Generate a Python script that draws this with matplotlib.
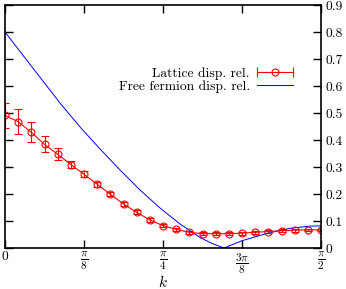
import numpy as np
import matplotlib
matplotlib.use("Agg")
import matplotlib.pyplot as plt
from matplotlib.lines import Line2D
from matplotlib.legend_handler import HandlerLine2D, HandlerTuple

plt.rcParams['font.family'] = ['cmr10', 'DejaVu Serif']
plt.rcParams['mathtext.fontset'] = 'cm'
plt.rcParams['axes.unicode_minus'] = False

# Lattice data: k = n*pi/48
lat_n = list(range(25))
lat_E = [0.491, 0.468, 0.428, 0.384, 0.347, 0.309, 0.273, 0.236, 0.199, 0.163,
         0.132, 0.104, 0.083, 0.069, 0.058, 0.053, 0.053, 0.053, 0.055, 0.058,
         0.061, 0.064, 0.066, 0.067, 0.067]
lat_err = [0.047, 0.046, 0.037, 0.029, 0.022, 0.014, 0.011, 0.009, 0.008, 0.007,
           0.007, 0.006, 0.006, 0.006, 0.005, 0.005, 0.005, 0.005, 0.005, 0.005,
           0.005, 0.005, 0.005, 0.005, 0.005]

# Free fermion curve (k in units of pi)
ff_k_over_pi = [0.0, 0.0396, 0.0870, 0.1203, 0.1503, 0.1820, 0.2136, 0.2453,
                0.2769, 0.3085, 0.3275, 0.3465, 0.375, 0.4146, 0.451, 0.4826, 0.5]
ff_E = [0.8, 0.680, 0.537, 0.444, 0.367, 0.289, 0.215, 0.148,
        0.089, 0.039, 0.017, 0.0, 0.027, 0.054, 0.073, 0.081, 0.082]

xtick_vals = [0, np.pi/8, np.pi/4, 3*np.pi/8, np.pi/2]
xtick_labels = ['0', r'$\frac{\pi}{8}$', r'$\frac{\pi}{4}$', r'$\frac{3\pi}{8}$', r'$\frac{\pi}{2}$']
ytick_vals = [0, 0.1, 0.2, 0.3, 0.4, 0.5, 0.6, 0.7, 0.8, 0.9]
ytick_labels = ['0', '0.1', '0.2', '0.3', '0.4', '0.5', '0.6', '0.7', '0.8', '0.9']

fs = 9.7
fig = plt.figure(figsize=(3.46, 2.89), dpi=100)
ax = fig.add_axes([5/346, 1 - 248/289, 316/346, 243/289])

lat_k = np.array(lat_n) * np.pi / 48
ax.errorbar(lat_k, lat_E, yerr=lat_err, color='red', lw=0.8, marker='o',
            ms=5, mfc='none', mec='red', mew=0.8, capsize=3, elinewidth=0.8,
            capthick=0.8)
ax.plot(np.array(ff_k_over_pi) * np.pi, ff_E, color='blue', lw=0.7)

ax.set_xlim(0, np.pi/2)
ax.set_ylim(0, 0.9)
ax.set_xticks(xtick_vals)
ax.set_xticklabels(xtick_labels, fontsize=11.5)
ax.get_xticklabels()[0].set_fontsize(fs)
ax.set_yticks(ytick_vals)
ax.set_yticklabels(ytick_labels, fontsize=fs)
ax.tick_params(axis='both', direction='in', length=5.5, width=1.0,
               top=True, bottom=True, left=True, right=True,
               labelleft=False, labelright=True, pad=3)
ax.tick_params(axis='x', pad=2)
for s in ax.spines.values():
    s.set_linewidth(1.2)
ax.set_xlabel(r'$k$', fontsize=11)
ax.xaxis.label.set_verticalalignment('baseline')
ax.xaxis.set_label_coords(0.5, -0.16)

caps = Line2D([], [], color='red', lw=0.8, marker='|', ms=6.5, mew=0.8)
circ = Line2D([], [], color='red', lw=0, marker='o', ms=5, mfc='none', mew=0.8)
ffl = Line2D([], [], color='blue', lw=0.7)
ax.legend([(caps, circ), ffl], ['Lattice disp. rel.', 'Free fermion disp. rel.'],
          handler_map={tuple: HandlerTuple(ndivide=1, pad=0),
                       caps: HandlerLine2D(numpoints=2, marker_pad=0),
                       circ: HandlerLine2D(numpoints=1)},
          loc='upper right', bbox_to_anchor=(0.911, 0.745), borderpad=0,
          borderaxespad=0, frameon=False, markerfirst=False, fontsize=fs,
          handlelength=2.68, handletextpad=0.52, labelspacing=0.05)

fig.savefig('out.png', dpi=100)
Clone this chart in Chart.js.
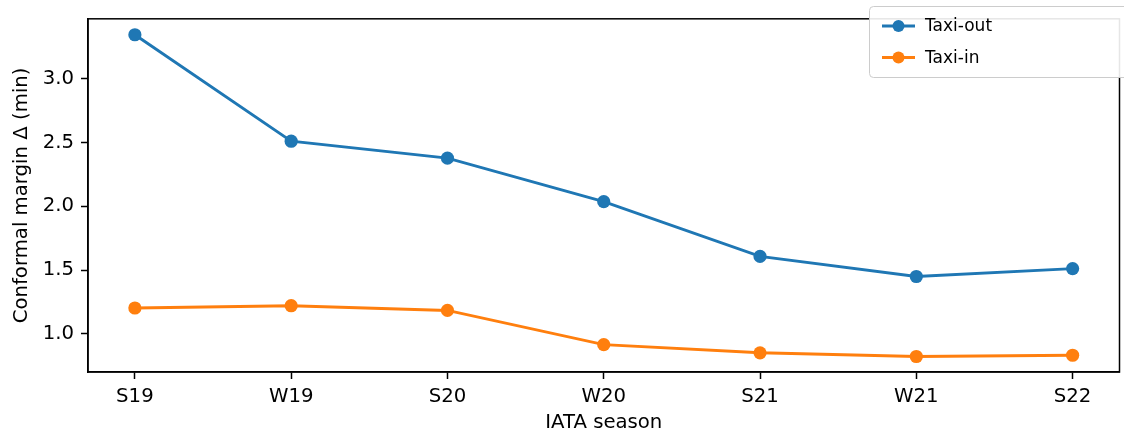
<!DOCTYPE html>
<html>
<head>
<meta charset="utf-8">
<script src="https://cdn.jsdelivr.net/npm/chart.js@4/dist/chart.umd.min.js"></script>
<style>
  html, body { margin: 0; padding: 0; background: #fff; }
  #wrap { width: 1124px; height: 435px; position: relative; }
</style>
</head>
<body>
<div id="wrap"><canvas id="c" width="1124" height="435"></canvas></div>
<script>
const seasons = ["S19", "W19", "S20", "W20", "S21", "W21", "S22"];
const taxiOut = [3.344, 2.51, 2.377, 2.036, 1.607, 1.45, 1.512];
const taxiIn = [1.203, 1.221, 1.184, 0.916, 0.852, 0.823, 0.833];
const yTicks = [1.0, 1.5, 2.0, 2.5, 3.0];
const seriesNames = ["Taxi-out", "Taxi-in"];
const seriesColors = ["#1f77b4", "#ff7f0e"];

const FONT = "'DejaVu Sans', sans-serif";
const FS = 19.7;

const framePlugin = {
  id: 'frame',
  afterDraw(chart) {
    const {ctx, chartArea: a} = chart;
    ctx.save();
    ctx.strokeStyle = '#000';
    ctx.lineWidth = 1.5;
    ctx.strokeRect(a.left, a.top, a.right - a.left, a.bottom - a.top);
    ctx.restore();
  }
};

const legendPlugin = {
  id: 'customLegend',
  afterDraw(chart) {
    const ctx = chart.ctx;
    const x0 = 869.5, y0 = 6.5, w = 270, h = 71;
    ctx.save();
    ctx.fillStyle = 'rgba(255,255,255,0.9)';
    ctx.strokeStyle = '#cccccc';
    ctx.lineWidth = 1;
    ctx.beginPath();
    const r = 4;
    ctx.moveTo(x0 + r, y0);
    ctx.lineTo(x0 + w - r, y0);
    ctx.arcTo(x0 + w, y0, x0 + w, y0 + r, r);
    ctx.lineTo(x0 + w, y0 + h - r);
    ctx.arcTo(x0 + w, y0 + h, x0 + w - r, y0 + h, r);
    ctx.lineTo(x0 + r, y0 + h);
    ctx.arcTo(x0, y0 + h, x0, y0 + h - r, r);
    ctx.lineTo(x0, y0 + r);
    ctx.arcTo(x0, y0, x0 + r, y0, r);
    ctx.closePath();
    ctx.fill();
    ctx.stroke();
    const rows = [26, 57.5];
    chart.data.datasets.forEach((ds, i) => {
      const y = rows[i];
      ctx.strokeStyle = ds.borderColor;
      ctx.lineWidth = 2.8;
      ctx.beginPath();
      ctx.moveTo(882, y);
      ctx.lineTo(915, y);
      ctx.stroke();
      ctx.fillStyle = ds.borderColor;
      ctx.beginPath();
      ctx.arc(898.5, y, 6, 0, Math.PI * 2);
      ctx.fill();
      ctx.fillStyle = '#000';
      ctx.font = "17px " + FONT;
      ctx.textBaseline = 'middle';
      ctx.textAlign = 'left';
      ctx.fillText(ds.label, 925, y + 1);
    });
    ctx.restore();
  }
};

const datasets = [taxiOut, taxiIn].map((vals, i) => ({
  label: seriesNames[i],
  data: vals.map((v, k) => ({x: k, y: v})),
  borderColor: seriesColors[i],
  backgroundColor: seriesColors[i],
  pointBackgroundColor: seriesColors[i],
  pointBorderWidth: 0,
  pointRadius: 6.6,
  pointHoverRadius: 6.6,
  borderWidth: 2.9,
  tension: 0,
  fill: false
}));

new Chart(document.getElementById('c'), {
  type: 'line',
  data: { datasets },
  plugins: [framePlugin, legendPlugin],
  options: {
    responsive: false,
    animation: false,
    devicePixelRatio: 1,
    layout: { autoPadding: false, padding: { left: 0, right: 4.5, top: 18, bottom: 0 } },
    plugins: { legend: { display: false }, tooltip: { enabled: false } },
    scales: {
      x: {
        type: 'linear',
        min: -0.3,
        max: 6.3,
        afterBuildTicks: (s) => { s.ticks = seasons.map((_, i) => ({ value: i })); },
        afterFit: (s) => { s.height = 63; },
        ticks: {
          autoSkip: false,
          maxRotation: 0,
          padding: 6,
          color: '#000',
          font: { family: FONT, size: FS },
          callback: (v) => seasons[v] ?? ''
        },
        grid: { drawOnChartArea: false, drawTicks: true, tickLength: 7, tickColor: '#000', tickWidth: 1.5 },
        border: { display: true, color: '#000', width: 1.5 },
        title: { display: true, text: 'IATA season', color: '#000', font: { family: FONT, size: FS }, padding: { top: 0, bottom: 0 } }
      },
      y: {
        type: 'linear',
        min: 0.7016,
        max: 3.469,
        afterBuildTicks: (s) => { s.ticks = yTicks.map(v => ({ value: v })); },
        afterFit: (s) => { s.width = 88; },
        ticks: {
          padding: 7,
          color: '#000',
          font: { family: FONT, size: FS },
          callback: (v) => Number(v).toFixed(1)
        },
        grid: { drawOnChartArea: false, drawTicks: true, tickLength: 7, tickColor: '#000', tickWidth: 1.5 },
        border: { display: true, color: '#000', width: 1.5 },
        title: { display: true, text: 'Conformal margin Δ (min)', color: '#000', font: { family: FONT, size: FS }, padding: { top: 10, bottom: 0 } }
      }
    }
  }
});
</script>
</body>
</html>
____________________
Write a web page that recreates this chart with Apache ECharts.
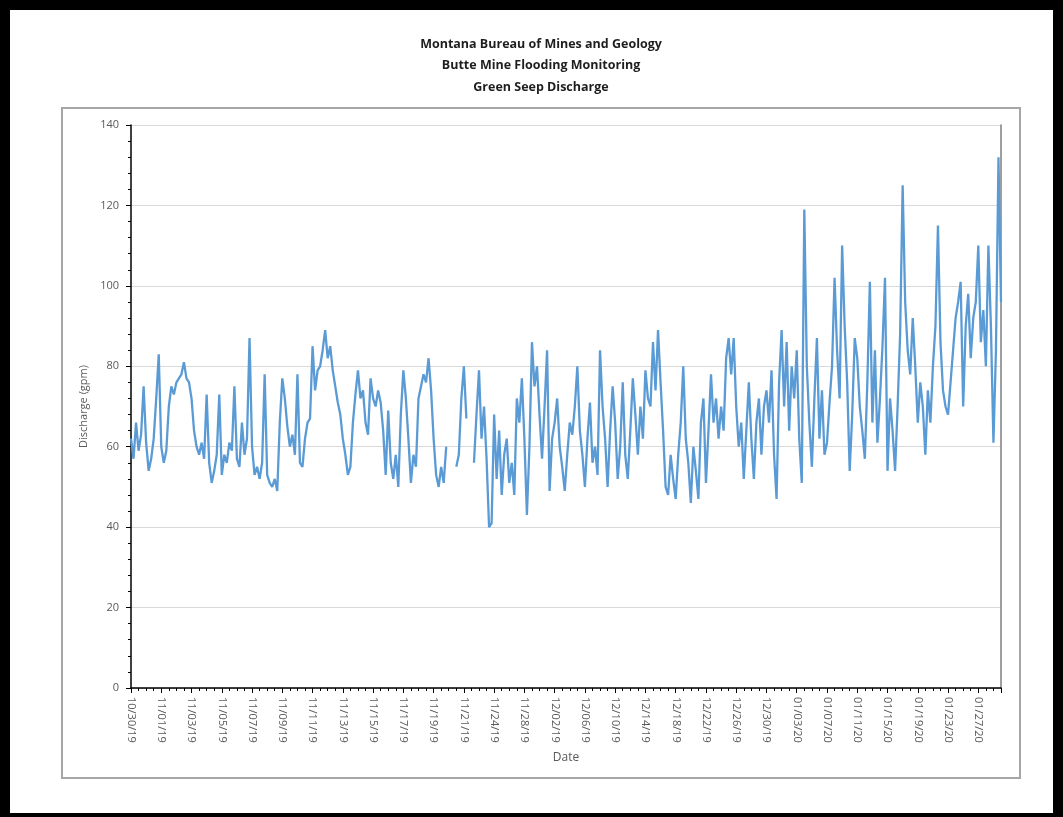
____________________
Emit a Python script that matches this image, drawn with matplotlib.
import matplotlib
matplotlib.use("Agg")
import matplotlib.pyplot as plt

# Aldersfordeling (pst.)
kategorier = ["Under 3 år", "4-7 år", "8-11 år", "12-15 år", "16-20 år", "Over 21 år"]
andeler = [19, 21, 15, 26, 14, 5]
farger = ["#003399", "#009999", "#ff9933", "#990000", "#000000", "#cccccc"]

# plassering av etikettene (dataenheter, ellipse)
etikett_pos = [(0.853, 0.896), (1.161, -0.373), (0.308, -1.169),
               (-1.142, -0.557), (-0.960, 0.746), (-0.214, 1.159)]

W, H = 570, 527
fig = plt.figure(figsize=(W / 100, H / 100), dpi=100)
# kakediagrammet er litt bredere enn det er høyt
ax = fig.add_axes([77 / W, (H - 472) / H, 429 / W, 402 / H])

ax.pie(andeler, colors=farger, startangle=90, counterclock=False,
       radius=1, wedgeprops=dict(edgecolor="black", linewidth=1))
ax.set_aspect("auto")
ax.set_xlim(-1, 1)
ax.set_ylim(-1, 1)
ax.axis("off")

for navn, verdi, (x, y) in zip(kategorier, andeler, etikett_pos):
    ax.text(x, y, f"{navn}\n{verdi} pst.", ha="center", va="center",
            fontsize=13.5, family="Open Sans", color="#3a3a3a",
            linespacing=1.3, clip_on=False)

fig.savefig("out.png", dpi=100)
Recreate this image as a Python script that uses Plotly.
____________________
Copy the listing above exactly, but only from the line with "Generate a Python" through the line with "0.089, 0.039, 0.017, 0.0, 0.027, 0.054, 0.073, 0.081, 0.082]", including those two lines and excluding any picture.

Reply:
Generate a Python script that draws this with matplotlib.
import numpy as np
import matplotlib
matplotlib.use("Agg")
import matplotlib.pyplot as plt
from matplotlib.lines import Line2D
from matplotlib.legend_handler import HandlerLine2D, HandlerTuple

plt.rcParams['font.family'] = ['cmr10', 'DejaVu Serif']
plt.rcParams['mathtext.fontset'] = 'cm'
plt.rcParams['axes.unicode_minus'] = False

# Lattice data: k = n*pi/48
lat_n = list(range(25))
lat_E = [0.491, 0.468, 0.428, 0.384, 0.347, 0.309, 0.273, 0.236, 0.199, 0.163,
         0.132, 0.104, 0.083, 0.069, 0.058, 0.053, 0.053, 0.053, 0.055, 0.058,
         0.061, 0.064, 0.066, 0.067, 0.067]
lat_err = [0.047, 0.046, 0.037, 0.029, 0.022, 0.014, 0.011, 0.009, 0.008, 0.007,
           0.007, 0.006, 0.006, 0.006, 0.005, 0.005, 0.005, 0.005, 0.005, 0.005,
           0.005, 0.005, 0.005, 0.005, 0.005]

# Free fermion curve (k in units of pi)
ff_k_over_pi = [0.0, 0.0396, 0.0870, 0.1203, 0.1503, 0.1820, 0.2136, 0.2453,
                0.2769, 0.3085, 0.3275, 0.3465, 0.375, 0.4146, 0.451, 0.4826, 0.5]
ff_E = [0.8, 0.680, 0.537, 0.444, 0.367, 0.289, 0.215, 0.148,
        0.089, 0.039, 0.017, 0.0, 0.027, 0.054, 0.073, 0.081, 0.082]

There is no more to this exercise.